Although she was an Indian Muslim who passionately believed in Indian Indepence she was willing to make the ultimate sacrifice for a cause neither her nationality or religion compelled her to fight for. After her death she was posthumously awarded the Croix de Guerre and the George Cross (1949). Inevitably given such a remarkable life there is some uncertainty over certain details of her life, some early reports sought to romanticise her life story.

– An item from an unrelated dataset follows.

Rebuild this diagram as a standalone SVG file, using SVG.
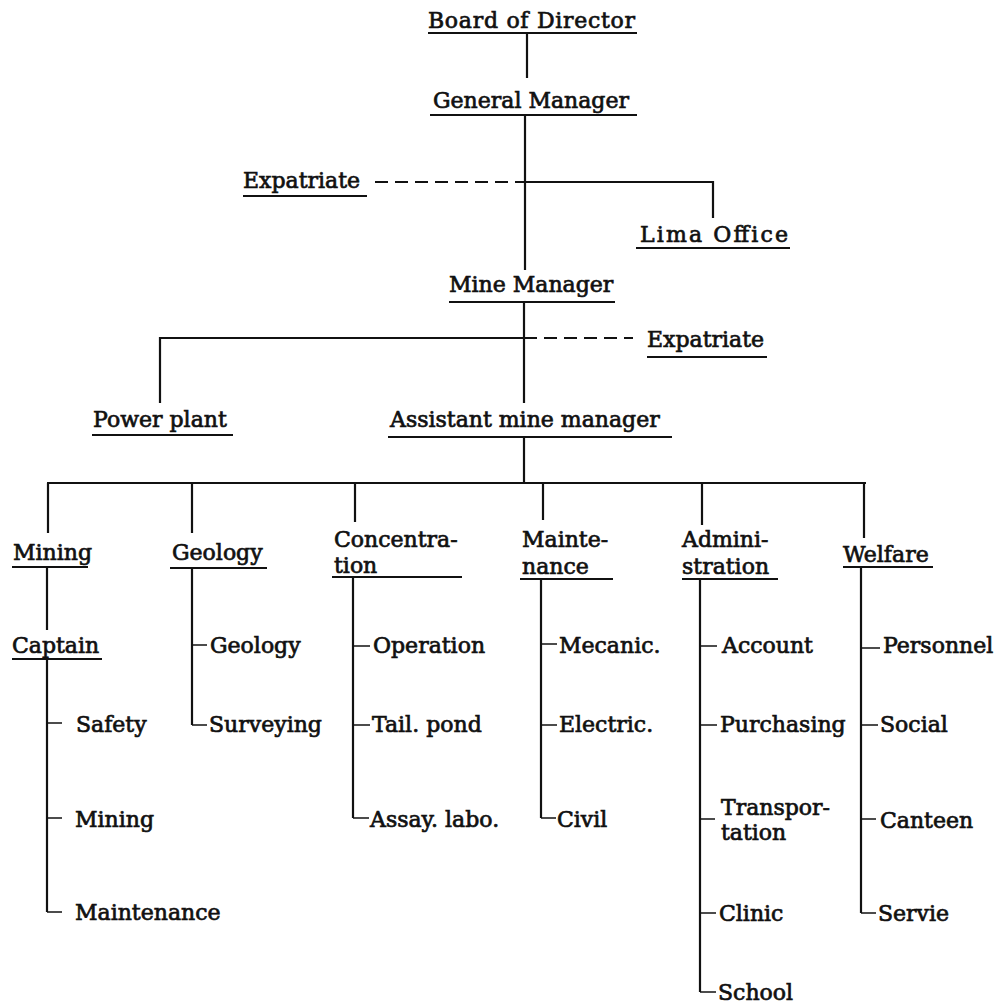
<svg xmlns="http://www.w3.org/2000/svg" width="997" height="1003" viewBox="0 0 997 1003">
<style>
text{font-family:"DejaVu Serif","Liberation Serif",serif;font-size:22px;fill:#111;stroke:#111;stroke-width:0.7}
.u{stroke:#111;stroke-width:2;fill:none}
.c{stroke:#111;stroke-width:2.2;fill:none}
.t{stroke:#111;stroke-width:1.5;fill:none}
.d{stroke:#111;stroke-width:2;fill:none;stroke-dasharray:13 7}
</style>
<rect width="997" height="1003" fill="#fff"/>
<g id="connectors">
<line class="c" x1="527" y1="33" x2="527" y2="78"/>
<line class="c" x1="525" y1="115" x2="525" y2="270"/>
<line class="d" x1="375" y1="182" x2="525" y2="182"/>
<polyline class="c" points="525,182 713,182 713,218"/>
<line class="c" x1="524" y1="302" x2="524" y2="403"/>
<polyline class="c" points="160,403 160,338 524,338"/>
<line class="d" x1="524" y1="338" x2="633" y2="338"/>
<line class="c" x1="524" y1="437" x2="524" y2="483"/>
<line class="c" x1="47" y1="483" x2="866" y2="483"/>
<line class="c" x1="48" y1="483" x2="48" y2="533"/>
<line class="c" x1="192" y1="483" x2="192" y2="533"/>
<line class="c" x1="355" y1="483" x2="355" y2="522"/>
<line class="c" x1="543" y1="483" x2="543" y2="520"/>
<line class="c" x1="702" y1="483" x2="702" y2="525"/>
<line class="c" x1="864" y1="483" x2="864" y2="538"/>
<line class="c" x1="47" y1="567" x2="47" y2="630"/>
<polyline class="c" points="47,659 47,912"/>
<line class="t" x1="47" y1="723" x2="62" y2="723"/>
<line class="t" x1="47" y1="818" x2="62" y2="818"/>
<line class="t" x1="47" y1="912" x2="62" y2="912"/>
<line class="c" x1="192" y1="568" x2="192" y2="725"/>
<line class="t" x1="192" y1="645" x2="207" y2="645"/>
<line class="t" x1="192" y1="725" x2="207" y2="725"/>
<line class="c" x1="353" y1="577" x2="353" y2="818"/>
<line class="t" x1="353" y1="646" x2="370" y2="646"/>
<line class="t" x1="353" y1="725" x2="370" y2="725"/>
<line class="t" x1="353" y1="818" x2="369" y2="818"/>
<line class="c" x1="541" y1="579" x2="541" y2="818"/>
<line class="t" x1="541" y1="644" x2="557" y2="644"/>
<line class="t" x1="541" y1="725" x2="557" y2="725"/>
<line class="t" x1="541" y1="818" x2="556" y2="818"/>
<line class="c" x1="700" y1="579" x2="700" y2="992"/>
<line class="t" x1="700" y1="646" x2="717" y2="646"/>
<line class="t" x1="700" y1="725" x2="717" y2="725"/>
<line class="t" x1="700" y1="819" x2="715" y2="819"/>
<line class="t" x1="700" y1="913" x2="716" y2="913"/>
<line class="t" x1="700" y1="992" x2="716" y2="992"/>
<line class="c" x1="861" y1="567" x2="861" y2="913"/>
<line class="t" x1="861" y1="648" x2="880" y2="648"/>
<line class="t" x1="861" y1="725" x2="878" y2="725"/>
<line class="t" x1="861" y1="819" x2="876" y2="819"/>
<line class="t" x1="861" y1="913" x2="876" y2="913"/>
</g>
<g id="board"><text x="428" y="28" textLength="207" lengthAdjust="spacing">Board of Director</text><line class="u" x1="428" y1="33" x2="637" y2="33"/></g>
<g id="general-manager"><text x="433" y="108">General Manager</text><line class="u" x1="430" y1="115" x2="637" y2="115"/></g>
<g id="expatriate-1"><text x="243" y="188">Expatriate</text><line class="u" x1="243" y1="196" x2="367" y2="196"/></g>
<g id="lima-office"><text x="640" y="242" textLength="148" lengthAdjust="spacing">Lima Office</text><line class="u" x1="636" y1="248" x2="790" y2="248"/></g>
<g id="mine-manager"><text x="449" y="292">Mine Manager</text><line class="u" x1="449" y1="302" x2="615" y2="302"/></g>
<g id="expatriate-2"><text x="647" y="347">Expatriate</text><line class="u" x1="647" y1="357" x2="767" y2="357"/></g>
<g id="power-plant"><text x="93" y="427">Power plant</text><line class="u" x1="92" y1="435" x2="233" y2="435"/></g>
<g id="assistant"><text x="390" y="427">Assistant mine manager</text><line class="u" x1="388" y1="437" x2="672" y2="437"/></g>
<g id="mining"><text x="13" y="560">Mining</text><line class="u" x1="12" y1="567" x2="88" y2="567"/></g>
<g id="captain"><text x="12" y="653">Captain</text><line class="u" x1="12" y1="659" x2="102" y2="659"/></g>
<g id="captain-items"><text x="76" y="732">Safety</text><text x="75" y="827">Mining</text><text x="75" y="920">Maintenance</text></g>
<g id="geology"><text x="172" y="560">Geology</text><line class="u" x1="170" y1="568" x2="267" y2="568"/></g>
<g id="geology-items"><text x="210" y="653">Geology</text><text x="209" y="732">Surveying</text></g>
<g id="concentration"><text x="334" y="547">Concentra-</text><text x="334" y="573">tion</text><line class="u" x1="332" y1="577" x2="462" y2="577"/></g>
<g id="concentration-items"><text x="373" y="653">Operation</text><text x="372" y="732">Tail. pond</text><text x="370" y="827">Assay. labo.</text></g>
<g id="maintenance"><text x="522" y="547">Mainte-</text><text x="522" y="574">nance</text><line class="u" x1="520" y1="579" x2="613" y2="579"/></g>
<g id="maintenance-items"><text x="559" y="653">Mecanic.</text><text x="559" y="732">Electric.</text><text x="557" y="827">Civil</text></g>
<g id="administration"><text x="682" y="547">Admini-</text><text x="682" y="574">stration</text><line class="u" x1="682" y1="579" x2="778" y2="579"/></g>
<g id="administration-items"><text x="722" y="653">Account</text><text x="720" y="732">Purchasing</text><text x="721" y="815">Transpor-</text><text x="721" y="840">tation</text><text x="719" y="921">Clinic</text><text x="718" y="1000">School</text></g>
<g id="welfare"><text x="843" y="562">Welfare</text><line class="u" x1="843" y1="567" x2="933" y2="567"/></g>
<g id="welfare-items"><text x="883" y="653">Personnel</text><text x="880" y="732">Social</text><text x="880" y="828">Canteen</text><text x="878" y="921">Servie</text></g>
</svg>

However there have been 2 noteworthy books seeking to offer a clear account of her life and are both worth reading.
- Noor-un-nisa Inayat Khan (Madeline) by Jean O Fuller
- The Spy Princess by Shrabani Basu (new book)
Books on Noor Inayat Khan at Amazon.com
Her name Noor means ‘light of woman hood’ or “illumination”
“I wish some Indians would win high military distinction in this war. It would help to build a bridge between the English and the Indians.”
– Noor Inayat Khan
This statement proved to be prophetic as Noor herself became honoured with the highest awards.
Comments on Noor Inayat Khan
” She so greatly gained the affection of her school pals that they elected her for the prize of “good comradeship.” When she was twelve years old, after her father’s death, she became a little mother to her brothers and sister, as her mother became committed to bed for years, suffering from the physical symptoms of a broken heart. All those who knew her had a deep respect for her whilst being moved by some endearing feature of her being. Was it because she so deeply cared for all those she came across – even her jailers? “
– Pir Vilayat Inayat Khan
- Captain Selwyn Jepson first met Noor Inayat Khan when she first joined the Special Operations Executive. He later talked about this to the Jean Overton Fuller for her book Madeleine published in 1952.
“I see her very clearly as she was that first afternoon, sitting in front of me in that dingy little room, in a hard kitchen chair at the other side of a bare wooden table. Indeed, of them all – and they were many – who did not return, I find myself constantly remembering her with a curious and very personal vividness which outshines the rest. The small, still features, the dark, quiet eyes, the soft voice and the fine spirit glowing in her.”
- Citation published when Noor Inayat Khan was posthumously awarded the George Cross on 5th April 1949.
Following her arrival the Gestapo made mass arrests in the Paris Resistance groups to which she had been detailed. She refused to abandon what had become the principal and most dangerous post in France, although given the opportunity to return to England. She did not wish to leave her French comrades without communications and she hoped also to rebuild her group.
The Gestapo had a full description of her but knew only her code name Madeleine. They deployed considerable forces in their effort to catch her and so break the last remaining link with London. After three and a half months she was betrayed to the Gestapo and taken to their HQ in the Avenue Foch. The Gestapo had found her codes and messages and were in a position to work back to London. They asked her to cooperate, but she refused and gave them no information of any kind.